世の中には、とても素敵な友情や友愛を描いた小説があり、男同士の関係は、結局セックスなんじゃないの?という命題に行き着きがちな「男女」の関係とは違った純粋なる慈しみと尊敬の関係が構築される。武者小路実篤の「友情」も、夏目漱石の「こころ」も。
特にライバルとなった男同士(もしくは女同士)の友情と切磋琢磨のプロセスは共鳴できる。辻邦生と北杜夫の往復書簡は嫉妬すら覚える。
だが、ここに記されている南風椎さんと新井満クソヤローとの関係は、それの対極にある男同士の関係だ。心の綺麗な人と日本一さもしい男の関係は、まるで昔話のようにステロタイプの善人と悪人の関係であり、ふてぶてしく悪を悪びれずに貫く新井満クソヤローの卑しさは、読んで強く同情する。ここまで心の汚い生き物がいたのか、と。
【ここからは、読んでから読んでね(意味わかる?)】
「いいことをした」と思ってよかった、ということにしよう。
と帰着する南風椎の「大人」。

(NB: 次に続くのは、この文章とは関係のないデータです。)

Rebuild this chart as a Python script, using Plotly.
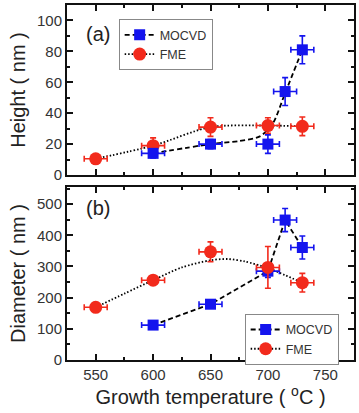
import plotly.graph_objects as go

# ---------------- data ----------------
temps_mocvd = [600, 650, 700, 715, 730]
temps_fme = [550, 600, 650, 700, 730]
temp_err = [10, 10, 10, 10, 10]

height_mocvd = [14, 20, 20, 54, 81]
height_mocvd_err = [3, 3, 6, 9, 9]
height_fme = [10.5, 19, 31, 32, 31.5]
height_fme_err = [2, 5, 6, 5, 6]

diam_mocvd = [112, 179, 285, 449, 361]
diam_mocvd_err = [8, 10, 20, 37, 37]
diam_fme = [169, 256, 347, 297, 248]
diam_fme_err = [8, 10, 32, 67, 30]

# guide-line curves
height_mocvd_curve_t = [600, 650, 675, 693, 704, 715, 730]
height_mocvd_curve_v = [14, 20, 22, 25, 33, 53, 81]
diam_fme_curve_t = [550, 575, 600, 625, 650, 665, 680, 700, 715, 730]
diam_fme_curve_v = [169, 213, 256, 297, 320, 324, 316, 295, 272, 248]

BLUE = "#1414ee"
RED = "#f22a1c"
FONT = "Liberation Sans, Arial, sans-serif"

fig = go.Figure()

def markers(x, y, ey, color, symbol, size, xa, ya):
    fig.add_trace(go.Scatter(
        x=x, y=y, mode="markers", xaxis=xa, yaxis=ya, showlegend=False,
        marker=dict(color=color, symbol=symbol, size=size),
        error_y=dict(type="data", array=ey, color=color, thickness=1.6, width=3),
        error_x=dict(type="data", array=temp_err, color=color, thickness=1.6, width=3),
    ))

def line(x, y, dash, xa, ya, shape="spline"):
    fig.add_trace(go.Scatter(
        x=x, y=y, mode="lines", xaxis=xa, yaxis=ya, showlegend=False,
        line=dict(color="black", width=1.8, dash=dash, shape=shape, smoothing=0.8),
        hoverinfo="skip",
    ))

DASH = "5px,3px"
DOT = "1.5px,2px"

# panel (a)
line(height_mocvd_curve_t, height_mocvd_curve_v, DASH, "x", "y")
line(temps_fme, height_fme, DOT, "x", "y")
markers(temps_fme, height_fme, height_fme_err, RED, "circle", 13, "x", "y")
markers(temps_mocvd, height_mocvd, height_mocvd_err, BLUE, "square", 11, "x", "y")

# panel (b)
line(temps_mocvd, diam_mocvd, DASH, "x2", "y2", shape="linear")
line(diam_fme_curve_t, diam_fme_curve_v, DOT, "x2", "y2")
markers(temps_mocvd, diam_mocvd, diam_mocvd_err, BLUE, "square", 11, "x2", "y2")
markers(temps_fme, diam_fme, diam_fme_err, RED, "circle", 13, "x2", "y2")

# legend entries
for lg, xa, ya in (("legend", "x", "y"), ("legend2", "x2", "y2")):
    fig.add_trace(go.Scatter(x=[None], y=[None], mode="lines+markers", name="MOCVD",
                             legend=lg, xaxis=xa, yaxis=ya,
                             line=dict(color="black", width=1.8, dash=DASH),
                             marker=dict(color=BLUE, symbol="square", size=11)))
    fig.add_trace(go.Scatter(x=[None], y=[None], mode="lines+markers", name="FME",
                             legend=lg, xaxis=xa, yaxis=ya,
                             line=dict(color="black", width=1.8, dash=DOT),
                             marker=dict(color=RED, symbol="circle", size=13)))

axis_common = dict(showline=True, linecolor="#111", linewidth=2, mirror="ticks",
                   ticks="inside", ticklen=6, tickwidth=1.6, tickcolor="#111",
                   showgrid=False, zeroline=False,
                   tickfont=dict(family=FONT, size=15, color="#333"))

xrange = [525, 775]
legend_common = dict(xanchor="left", yanchor="top",
                     bgcolor="white", bordercolor="#888", borderwidth=1,
                     font=dict(family=FONT, size=12.5, color="#333"),
                     tracegroupgap=0, itemwidth=30)
fig.update_layout(
    width=359, height=413,
    margin=dict(l=67, r=3, t=5, b=53),
    paper_bgcolor="white", plot_bgcolor="white",
    font=dict(family=FONT, color="#222"),
    xaxis=dict(**axis_common, domain=[0, 1], anchor="y", range=xrange, dtick=50,
               showticklabels=False,
               minor=dict(dtick=25, ticks="inside", ticklen=3, tickcolor="#111")),
    yaxis=dict(**axis_common, domain=[0.5211, 1], anchor="x", range=[0, 110], dtick=20,
               minor=dict(dtick=10, ticks="inside", ticklen=3, tickcolor="#111"),
               title=dict(text="Height ( nm )", font=dict(family=FONT, size=20, color="#222"),
                          standoff=6)),
    xaxis2=dict(**axis_common, domain=[0, 1], anchor="y2", range=xrange, dtick=50,
                minor=dict(dtick=25, ticks="inside", ticklen=3, tickcolor="#111"),
                title=dict(text="Growth temperature ( <sup>o</sup>C )",
                           font=dict(family=FONT, size=20, color="#222"), standoff=4)),
    yaxis2=dict(**axis_common, domain=[0, 0.4873], anchor="x2", range=[0, 555], dtick=100,
                minor=dict(dtick=50, ticks="inside", ticklen=3, tickcolor="#111"),
                title=dict(text="Diameter ( nm )", font=dict(family=FONT, size=20, color="#222"),
                           standoff=6)),
    legend=dict(x=0.18, y=0.96, **legend_common),
    legend2=dict(x=0.619, y=0.13, **legend_common),
    annotations=[
        dict(text="(a)", xref="paper", yref="paper", x=0.06, y=0.955, xanchor="left",
             yanchor="top", showarrow=False, font=dict(family=FONT, size=20, color="#222")),
        dict(text="(b)", xref="paper", yref="paper", x=0.06, y=0.465, xanchor="left",
             yanchor="top", showarrow=False, font=dict(family=FONT, size=20, color="#222")),
    ],
)

fig.write_html("out.html")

そして、新井満が盗作を詫びに、呆れるぐらい沢山の商品を持って椎さんを訪ねた真意が「1000の風」の原作者を確かめに来たという狡猾が伺えて、どこまでも椎さんのお人好しぶりが苦笑いを誘う。
ここには、様々な有名人の名前も出てきて、誰の目にも興味深い。新井満のような人を野放しにしてはいけないし、それでビジネスにしようというポニキャニや出版社も、そんな金ならどぶに捨てた方がましだ、という考え方に至るべきだと自分は思う。

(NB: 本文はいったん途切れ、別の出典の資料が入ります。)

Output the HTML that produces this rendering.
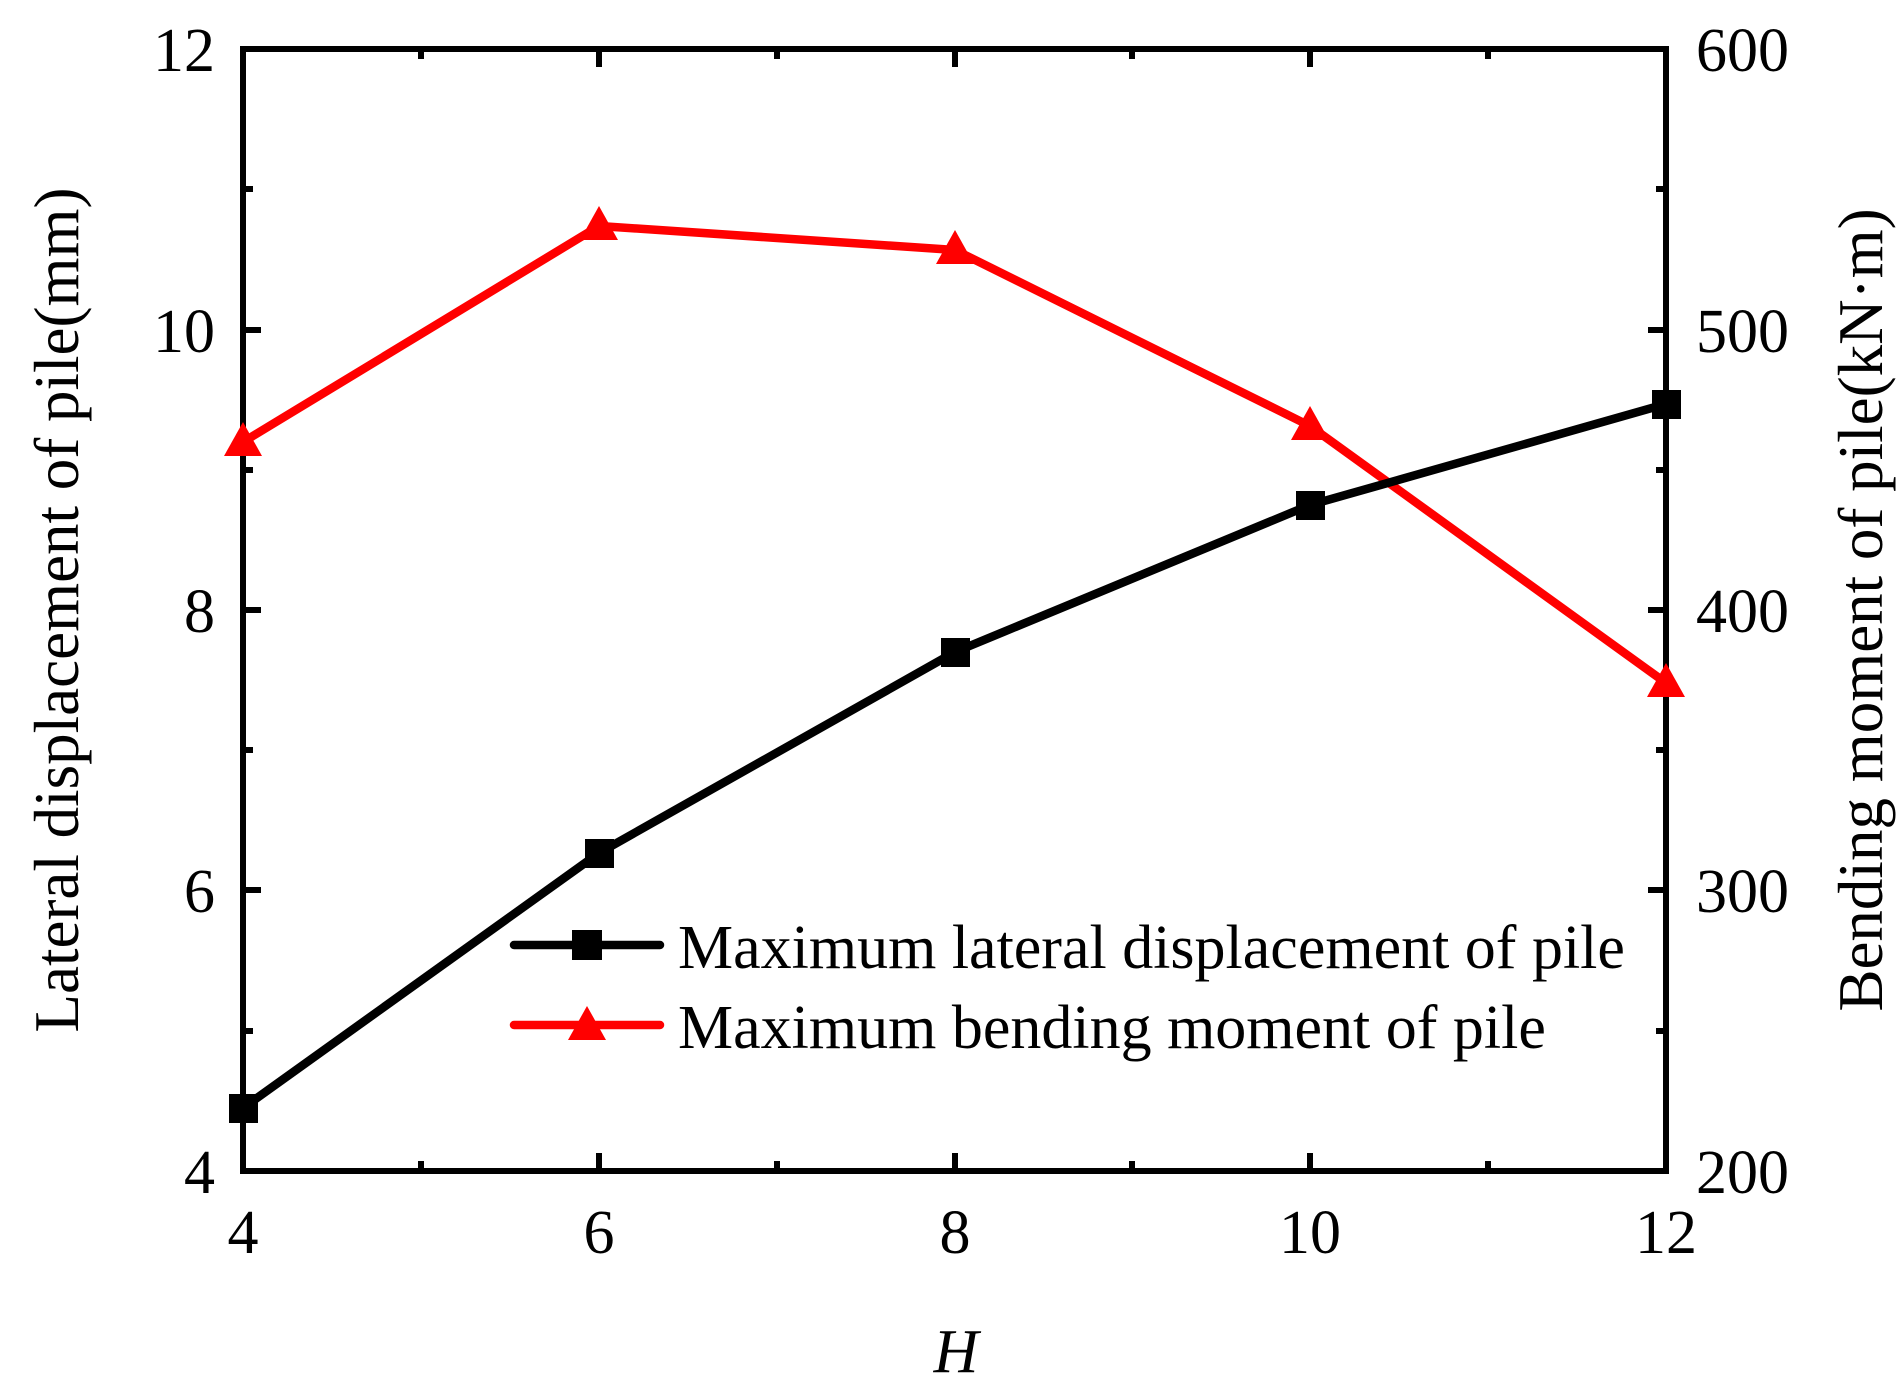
<!DOCTYPE html>
<html><head><meta charset="utf-8"><style>
html,body{margin:0;padding:0;background:#fff;}
svg{display:block;}
text{font-family:"Liberation Serif",serif;fill:#000;}
</style></head><body>
<svg width="1903" height="1384" viewBox="0 0 1903 1384" xmlns="http://www.w3.org/2000/svg">
<g stroke="#000" stroke-width="6" fill="none">
<path d="M599,1171v-18M955,1171v-18M1310,1171v-18 M599,49v18M955,49v18M1310,49v18"/>
<path d="M421,1171v-10M777,1171v-10M1132,1171v-10M1488,1171v-10 M421,49v10M777,49v10M1132,49v10M1488,49v10"/>
<path d="M243,890h18M243,610h18M243,330h18 M1666,890h-18M1666,610h-18M1666,330h-18"/>
<path d="M243,1031h10M243,750h10M243,470h10M243,189h10 M1666,1031h-10M1666,750h-10M1666,470h-10M1666,189h-10"/>
<rect x="243" y="49" width="1423" height="1122"/>
</g>
<polyline points="243,442 599,226 955,250 1310,426 1666,683" fill="none" stroke="#ff0000" stroke-width="8.5" stroke-linejoin="round"/>
<g fill="#ff0000">
<polygon points="243,422 224,456 262,456"/>
<polygon points="599,206 580,240 618,240"/>
<polygon points="955,230 936,264 974,264"/>
<polygon points="1310,406 1291,440 1329,440"/>
<polygon points="1666,663 1647,697 1685,697"/>
</g>
<polyline points="243,1108 599,853 955,652 1310,505 1666,404" fill="none" stroke="#000" stroke-width="8.5" stroke-linejoin="round"/>
<g fill="#000">
<rect x="229" y="1094" width="29" height="29"/>
<rect x="585" y="839" width="29" height="29"/>
<rect x="941" y="638" width="29" height="29"/>
<rect x="1296" y="491" width="29" height="29"/>
<rect x="1652" y="390" width="29" height="29"/>
</g>
<line x1="514" y1="945" x2="660" y2="945" stroke="#000" stroke-width="8.5" stroke-linecap="round"/>
<rect x="572" y="930" width="30" height="30" fill="#000"/>
<line x1="514" y1="1025" x2="660" y2="1025" stroke="#ff0000" stroke-width="8.5" stroke-linecap="round"/>
<polygon points="587,1006 568,1040 606,1040" fill="#ff0000"/>
<text x="678" y="968" font-size="62">Maximum lateral displacement of pile</text>
<text x="678" y="1048" font-size="62">Maximum bending moment of pile</text>
<g font-size="62" text-anchor="end">
<text x="215" y="71">12</text><text x="215" y="352">10</text><text x="215" y="632">8</text><text x="215" y="912">6</text><text x="215" y="1193">4</text>
</g>
<g font-size="62" text-anchor="start">
<text x="1696" y="71">600</text><text x="1696" y="352">500</text><text x="1696" y="632">400</text><text x="1696" y="912">300</text><text x="1696" y="1193">200</text>
</g>
<g font-size="62" text-anchor="middle">
<text x="243" y="1253">4</text><text x="599" y="1253">6</text><text x="955" y="1253">8</text><text x="1310" y="1253">10</text><text x="1666" y="1253">12</text>
</g>
<text x="956" y="1372" font-size="62" font-style="italic" text-anchor="middle">H</text>
<text transform="translate(78,610) rotate(-90)" font-size="63" text-anchor="middle">Lateral displacement of pile(mm)</text>
<text transform="translate(1882,610) rotate(-90)" font-size="63" text-anchor="middle">Bending moment of pile(kN·m)</text>
</svg>
</body></html>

勿論、反論も多くあろうし、「法律的には何も悪くない」という意見もあるかもしれない。その手の反駁も甘んじて受ける(聞かないけど)。だが、僕が新井をウンコマンだと思うのは僕の自由だし、彼をウンコマンだと、みんなに思って欲しい、と願い続けるのも、僕の自由だと僕は思っています。なぜなら、僕の物差しでは彼は万死に値する最も醜い生き物であり、彼と同じ空気を吸わないと自分が生きていけない事が悔しくて悔しくて仕方ない。